Schon im ersten Satz wird John le Carrés Roman seinem Titel gerecht, denn der Ich-Erzähler erklärt, seine Geschichte nach bestem Wissen und Gewissen verfasst zu haben. Das erinnert vom Ton her an eine Testamentseröffnung, inhaltlich an eine Zeugenaussage vor Gericht. Eigentlich nimmt die Eröffnung der Geschichte den Ausgang der Handlung schon vorweg, doch wird dadurch, dass der Ich-Erzähler für seine Geschichte weit ausholt, deutlich, dass es vorrangig um die Ereignisse geht, die zu diesem Ausgang führen.
Der Eindruck der Zeugenaussage verstärkt sich im Laufe, denn der Erzähler rechtfertigt sich sich zwischendurch immer wieder oder erklärt bestimmte Beweggründe. Dabei wird nicht direkt ersichtlich, wem diese Rechtfertigungen gelten. Dem Leser? Einem Richter? Einem unbekannten Zuhörer? Vielmehr scheint der Erzähler sich vor sich selbst rechtfertigen zu müssen. Wozu es auch passt, dass er nicht nur die direkten Ereignisse wiedergibt, sondern eine detaillierte Vorgeschichte dazu erzählt.

Ich-Erzähler Peter Guilliam, der ehemalige Assistent von le Carrés Held George Smiley führt den Leser dabei zurück in das Jahr 1961. Das Jahr, in dem die Berliner Mauer gebaut wurde und in dem der britische Agent Alec Leamas zusammen mit seiner Freundin dort ums Leben kam. Zunächst deutet alles daraufhin, dass Leamas zu Unrecht gestorben ist, doch wie so oft in Romanen, in denen es um den Geheimdienst geht, ist die Erkenntnislage nicht so einfach.

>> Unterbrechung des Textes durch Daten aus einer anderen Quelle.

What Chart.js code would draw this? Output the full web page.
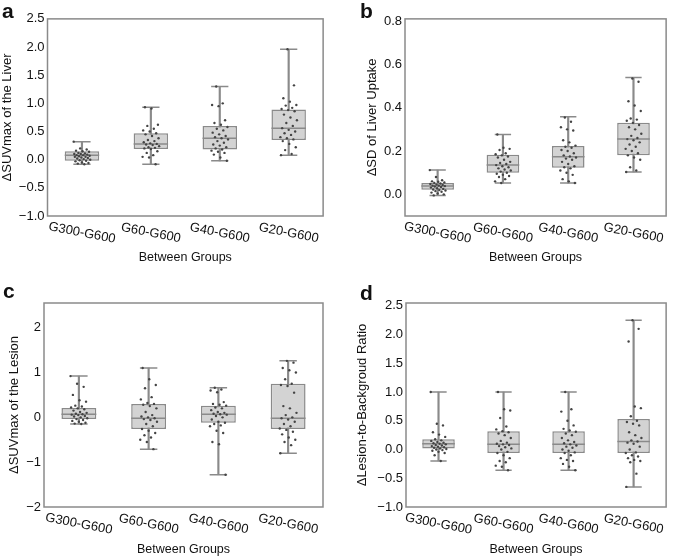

Und noch bevor der eigentliche Held George Smiley überhaupt auftaucht, ist der Leser gefangen von der Faszination und der Gefahr, die von der Geheimdienstarbeit ausgeht. Ein weiteres zentrales Element ist die Aufarbeitung der Vergangenheit. Hierbei steht die Frage im Raum, ob damals begangene bzw. ausgeführte Handlungen heutzutage neu bewertet werden müssen, wenn man neue Erkenntnisse dazu gewinnt. Die Diskussion dieser Frage begleitet den Leser ebenfalls durch den Roman und trägt auch dazu bei, dass man gebannt Seite für Seite weiterliest.

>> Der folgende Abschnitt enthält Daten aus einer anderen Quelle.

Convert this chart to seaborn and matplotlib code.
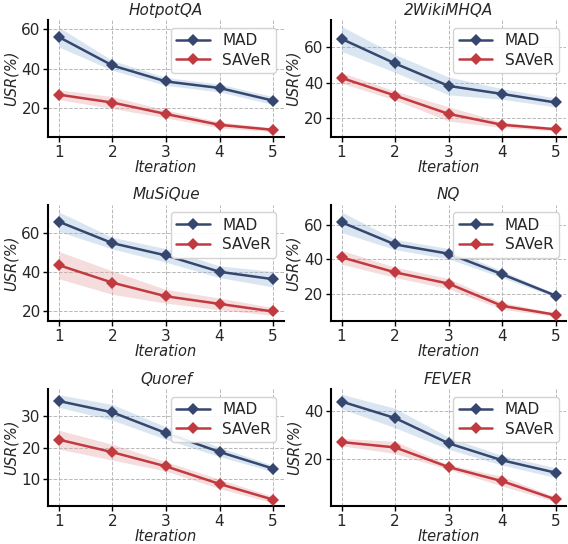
import numpy as np
import pandas as pd
import matplotlib
matplotlib.use("Agg")
import matplotlib.pyplot as plt
import seaborn as sns

# USR(%) per iteration
iterations = [1, 2, 3, 4, 5]
datasets = ["HotpotQA", "2WikiMHQA", "MuSiQue", "NQ", "Quoref", "FEVER"]

hotpot_mad = [56.1, 41.7, 33.6, 30.3, 23.9]
hotpot_mad_err = [5.0, 2.5, 2.0, 2.0, 2.0]
hotpot_saver = [26.9, 22.9, 17.1, 11.6, 9.1]
hotpot_saver_err = [2.5, 3.0, 2.0, 1.5, 1.0]

wiki_mad = [64.5, 50.7, 38.1, 33.6, 28.8]
wiki_mad_err = [7.0, 5.0, 5.0, 3.0, 2.5]
wiki_saver = [42.6, 32.7, 22.4, 16.3, 13.8]
wiki_saver_err = [3.0, 2.5, 4.0, 1.5, 1.0]

musique_mad = [65.9, 54.9, 48.6, 40.2, 36.4]
musique_mad_err = [5.0, 3.0, 3.5, 3.0, 4.0]
musique_saver = [43.6, 34.6, 27.6, 23.7, 19.8]
musique_saver_err = [7.0, 6.0, 3.5, 3.0, 2.0]

nq_mad = [61.7, 48.7, 43.3, 31.3, 18.8]
nq_mad_err = [6.0, 3.0, 3.0, 2.0, 1.0]
nq_saver = [41.2, 32.4, 25.8, 12.8, 7.6]
nq_saver_err = [4.0, 3.0, 3.0, 2.0, 1.0]

quoref_mad = [34.9, 31.3, 24.7, 18.7, 13.4]
quoref_mad_err = [2.0, 2.5, 2.0, 1.5, 1.0]
quoref_saver = [22.6, 18.6, 14.1, 8.5, 3.5]
quoref_saver_err = [3.0, 2.5, 1.5, 1.5, 1.0]

fever_mad = [43.8, 37.0, 26.6, 19.6, 14.5]
fever_mad_err = [3.0, 4.0, 2.5, 2.0, 2.0]
fever_saver = [27.1, 24.9, 16.8, 11.0, 3.5]
fever_saver_err = [1.5, 2.5, 1.0, 2.0, 1.0]

series = {
    "HotpotQA": (hotpot_mad, hotpot_mad_err, hotpot_saver, hotpot_saver_err),
    "2WikiMHQA": (wiki_mad, wiki_mad_err, wiki_saver, wiki_saver_err),
    "MuSiQue": (musique_mad, musique_mad_err, musique_saver, musique_saver_err),
    "NQ": (nq_mad, nq_mad_err, nq_saver, nq_saver_err),
    "Quoref": (quoref_mad, quoref_mad_err, quoref_saver, quoref_saver_err),
    "FEVER": (fever_mad, fever_mad_err, fever_saver, fever_saver_err),
}

# axis ranges / ticks per panel
ylims = {
    "HotpotQA": (5.5, 64.7), "2WikiMHQA": (9.5, 75.0), "MuSiQue": (14.7, 74.7),
    "NQ": (3.7, 72.0), "Quoref": (1.5, 38.7), "FEVER": (0.8, 48.9),
}
yticks = {
    "HotpotQA": [20, 40, 60], "2WikiMHQA": [20, 40, 60], "MuSiQue": [20, 40, 60],
    "NQ": [20, 40, 60], "Quoref": [10, 20, 30], "FEVER": [20, 40],
}

mad_color = "#36476f"
saver_color = "#c13a40"
mad_fill = "#8fb3d9"
saver_fill = "#e5a3a6"

sns.set_style("ticks")
plt.rcParams["font.family"] = "DejaVu Sans"
plt.rcParams["font.sans-serif"] = ["DejaVu Sans"]

fig, axes = plt.subplots(3, 2, figsize=(5.68, 5.44), dpi=100)
fig.subplots_adjust(left=0.085, right=0.997, top=0.963, bottom=0.07,
                    wspace=0.2, hspace=0.58)

for ax, name in zip(axes.flat, datasets):
    mad, mad_err, saver, saver_err = series[name]
    df = pd.DataFrame({
        "Iteration": iterations * 2,
        "USR": mad + saver,
        "Method": ["MAD"] * 5 + ["SAVeR"] * 5,
    })

    ax.fill_between(iterations, np.array(mad) - mad_err, np.array(mad) + mad_err,
                    color=mad_fill, alpha=0.33, lw=0, zorder=1)
    ax.fill_between(iterations, np.array(saver) - saver_err, np.array(saver) + saver_err,
                    color=saver_fill, alpha=0.38, lw=0, zorder=1)

    sns.lineplot(data=df, x="Iteration", y="USR", hue="Method",
                 palette={"MAD": mad_color, "SAVeR": saver_color},
                 marker="D", markersize=6, markeredgewidth=0, linewidth=1.8,
                 ax=ax, zorder=3)

    ax.set_ylim(*ylims[name])
    ax.set_yticks(yticks[name])
    ax.set_xticks(iterations)
    ax.set_title(name, fontsize=11, style="italic", pad=4)
    ax.set_xlabel("Iteration", fontsize=10.5, style="italic", labelpad=0)
    ax.set_ylabel("USR(%)", fontsize=10.5, style="italic", labelpad=2)
    ax.tick_params(labelsize=11, length=3.5, width=1, color="black", pad=2)
    ax.grid(True, linestyle="--", color="#b8b8b8", linewidth=0.7)
    ax.set_axisbelow(True)

    for side in ["top", "right"]:
        ax.spines[side].set_visible(False)
    for side in ["left", "bottom"]:
        ax.spines[side].set_color("black")
        ax.spines[side].set_linewidth(1.5)

    ax.legend(loc="upper right", fontsize=11, frameon=True, title=None,
              handlelength=2.2, borderpad=0.35, labelspacing=0.3,
              edgecolor="#d0d0d0", framealpha=0.9)

plt.savefig("out.png", dpi=100)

John le Carré versteht es meisterhaft, seine Geschichten vermeintlich harmlos zu beginnen. So auch “Das Vermächtnis der Spione”. Ähnlich wie die Protagonisten, die ebenfalls noch nicht wissen, was sie im Laufe der Handlung erwartet, tastet sich auch der Leser Stück für Stück voran und findet sich unversehens mitten im Geschehen wieder. Zu spät, um sich dem Sog der Handlung zu entziehen.